(WHAT NEEDS TO BE DONE)
Only the lines from the one with "Give me the seaborn" to the one with "ax = fig.add_axes([70", both included, should be output, without any images.

(RECORD EXCERPTS)
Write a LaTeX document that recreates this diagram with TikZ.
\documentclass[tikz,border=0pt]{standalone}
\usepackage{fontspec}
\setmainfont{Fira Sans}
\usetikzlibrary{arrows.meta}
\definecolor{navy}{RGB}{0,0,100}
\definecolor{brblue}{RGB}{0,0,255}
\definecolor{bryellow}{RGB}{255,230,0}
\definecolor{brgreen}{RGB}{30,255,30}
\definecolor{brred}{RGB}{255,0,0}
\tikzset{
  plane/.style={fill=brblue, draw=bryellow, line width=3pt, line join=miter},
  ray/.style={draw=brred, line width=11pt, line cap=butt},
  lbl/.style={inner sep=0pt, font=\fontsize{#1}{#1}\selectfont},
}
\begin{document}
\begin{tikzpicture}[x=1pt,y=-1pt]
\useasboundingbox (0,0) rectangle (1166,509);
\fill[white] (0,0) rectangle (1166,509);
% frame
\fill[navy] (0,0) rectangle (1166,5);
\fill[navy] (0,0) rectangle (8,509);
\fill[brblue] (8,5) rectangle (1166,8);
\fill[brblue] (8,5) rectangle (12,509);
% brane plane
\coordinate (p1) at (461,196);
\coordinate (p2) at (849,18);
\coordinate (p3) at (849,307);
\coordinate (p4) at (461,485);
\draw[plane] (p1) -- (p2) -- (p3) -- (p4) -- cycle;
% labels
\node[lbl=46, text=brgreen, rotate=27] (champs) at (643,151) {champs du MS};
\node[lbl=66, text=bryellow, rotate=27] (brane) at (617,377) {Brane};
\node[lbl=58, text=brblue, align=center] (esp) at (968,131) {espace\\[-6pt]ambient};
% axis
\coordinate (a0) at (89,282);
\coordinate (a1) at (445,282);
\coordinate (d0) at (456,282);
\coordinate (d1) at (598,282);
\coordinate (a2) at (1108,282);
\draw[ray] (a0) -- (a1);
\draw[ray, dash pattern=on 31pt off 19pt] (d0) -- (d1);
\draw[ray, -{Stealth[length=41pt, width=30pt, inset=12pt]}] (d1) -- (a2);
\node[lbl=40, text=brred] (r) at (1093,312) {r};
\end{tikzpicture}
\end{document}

...

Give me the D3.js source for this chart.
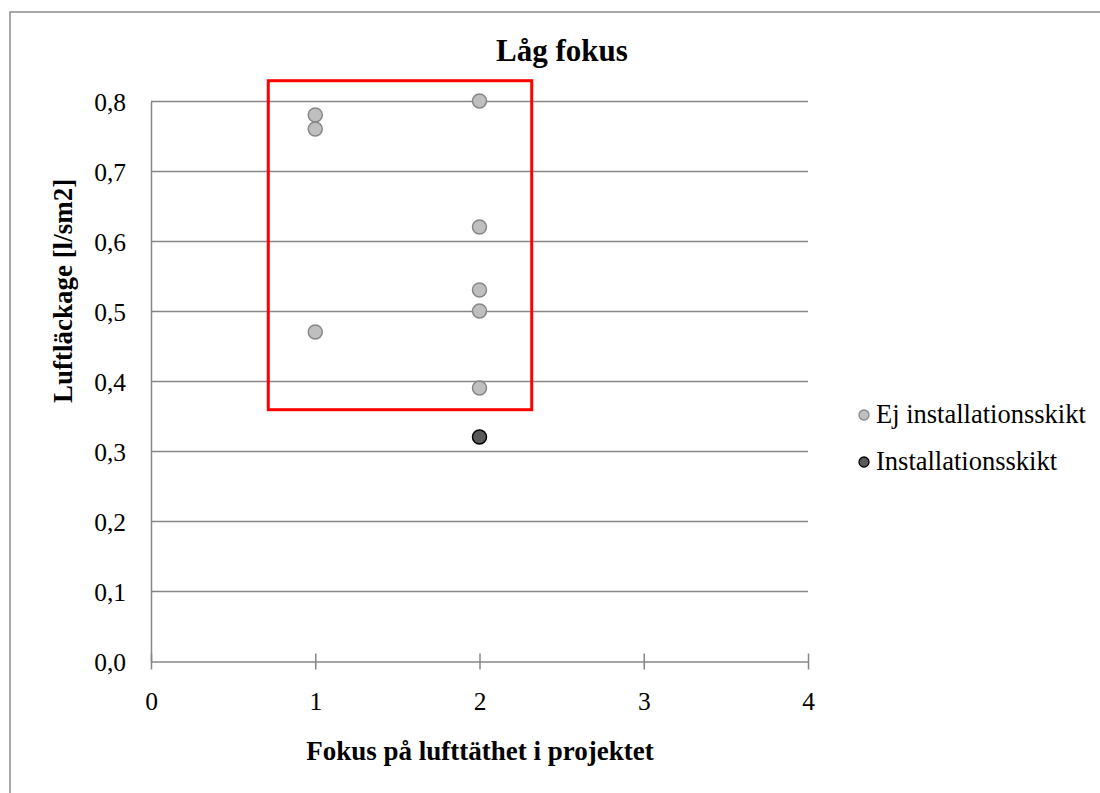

...

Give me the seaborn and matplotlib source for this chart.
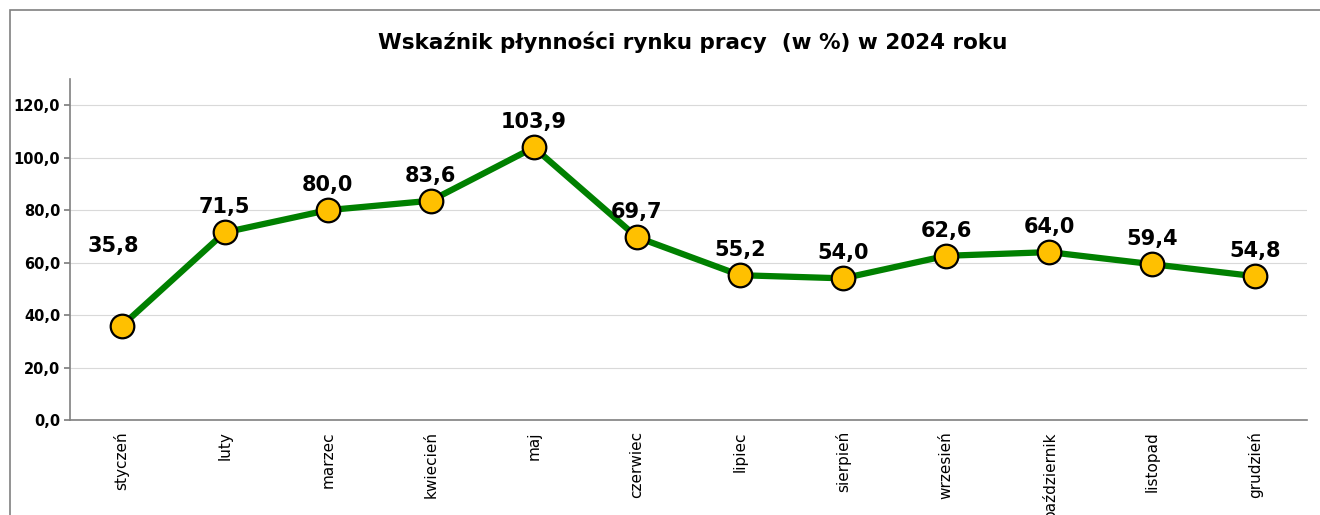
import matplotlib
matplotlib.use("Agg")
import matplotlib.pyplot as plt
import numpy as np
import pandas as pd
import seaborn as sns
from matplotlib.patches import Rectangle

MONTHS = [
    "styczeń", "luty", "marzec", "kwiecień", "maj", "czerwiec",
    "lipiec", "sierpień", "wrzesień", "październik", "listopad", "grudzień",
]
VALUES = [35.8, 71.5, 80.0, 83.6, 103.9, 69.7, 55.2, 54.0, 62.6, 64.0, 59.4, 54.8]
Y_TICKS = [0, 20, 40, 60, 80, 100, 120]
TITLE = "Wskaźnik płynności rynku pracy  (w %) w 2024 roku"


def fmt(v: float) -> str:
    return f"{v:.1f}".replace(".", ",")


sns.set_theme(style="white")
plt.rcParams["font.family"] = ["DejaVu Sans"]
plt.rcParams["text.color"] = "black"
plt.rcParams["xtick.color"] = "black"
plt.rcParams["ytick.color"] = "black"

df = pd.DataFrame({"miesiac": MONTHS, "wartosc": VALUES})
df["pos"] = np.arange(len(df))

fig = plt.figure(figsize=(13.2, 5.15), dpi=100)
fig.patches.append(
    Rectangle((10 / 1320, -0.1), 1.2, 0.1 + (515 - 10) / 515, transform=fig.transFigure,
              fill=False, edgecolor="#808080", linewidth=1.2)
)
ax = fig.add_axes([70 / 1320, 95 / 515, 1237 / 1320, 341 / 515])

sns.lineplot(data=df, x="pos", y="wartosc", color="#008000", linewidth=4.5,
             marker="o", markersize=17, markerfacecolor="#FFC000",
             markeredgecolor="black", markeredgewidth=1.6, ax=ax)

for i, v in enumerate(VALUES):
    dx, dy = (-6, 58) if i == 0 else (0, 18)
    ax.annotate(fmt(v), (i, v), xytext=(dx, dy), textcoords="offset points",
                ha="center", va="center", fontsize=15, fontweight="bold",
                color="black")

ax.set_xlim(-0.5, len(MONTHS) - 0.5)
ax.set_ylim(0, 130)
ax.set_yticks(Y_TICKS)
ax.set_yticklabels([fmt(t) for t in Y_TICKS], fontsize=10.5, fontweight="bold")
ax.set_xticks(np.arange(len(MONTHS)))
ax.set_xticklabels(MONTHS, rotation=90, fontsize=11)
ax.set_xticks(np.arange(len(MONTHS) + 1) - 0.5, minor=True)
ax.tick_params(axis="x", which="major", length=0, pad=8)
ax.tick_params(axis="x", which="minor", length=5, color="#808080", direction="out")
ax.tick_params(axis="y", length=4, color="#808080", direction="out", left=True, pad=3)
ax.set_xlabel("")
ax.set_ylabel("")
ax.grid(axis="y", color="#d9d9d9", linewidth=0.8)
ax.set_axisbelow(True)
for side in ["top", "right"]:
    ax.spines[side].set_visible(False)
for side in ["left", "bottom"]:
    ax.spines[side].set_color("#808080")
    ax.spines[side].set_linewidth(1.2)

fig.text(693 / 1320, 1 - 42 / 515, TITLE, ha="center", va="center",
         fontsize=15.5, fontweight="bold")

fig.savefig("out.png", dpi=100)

(OUTPUT OF THE TASK)
Give me the seaborn and matplotlib source for this chart.
import matplotlib
matplotlib.use("Agg")
import matplotlib.pyplot as plt
import numpy as np
import pandas as pd
import seaborn as sns
from matplotlib.patches import Rectangle

MONTHS = [
    "styczeń", "luty", "marzec", "kwiecień", "maj", "czerwiec",
    "lipiec", "sierpień", "wrzesień", "październik", "listopad", "grudzień",
]
VALUES = [35.8, 71.5, 80.0, 83.6, 103.9, 69.7, 55.2, 54.0, 62.6, 64.0, 59.4, 54.8]
Y_TICKS = [0, 20, 40, 60, 80, 100, 120]
TITLE = "Wskaźnik płynności rynku pracy  (w %) w 2024 roku"


def fmt(v: float) -> str:
    return f"{v:.1f}".replace(".", ",")


sns.set_theme(style="white")
plt.rcParams["font.family"] = ["DejaVu Sans"]
plt.rcParams["text.color"] = "black"
plt.rcParams["xtick.color"] = "black"
plt.rcParams["ytick.color"] = "black"

df = pd.DataFrame({"miesiac": MONTHS, "wartosc": VALUES})
df["pos"] = np.arange(len(df))

fig = plt.figure(figsize=(13.2, 5.15), dpi=100)
fig.patches.append(
    Rectangle((10 / 1320, -0.1), 1.2, 0.1 + (515 - 10) / 515, transform=fig.transFigure,
              fill=False, edgecolor="#808080", linewidth=1.2)
)
ax = fig.add_axes([70 / 1320, 95 / 515, 1237 / 1320, 341 / 515])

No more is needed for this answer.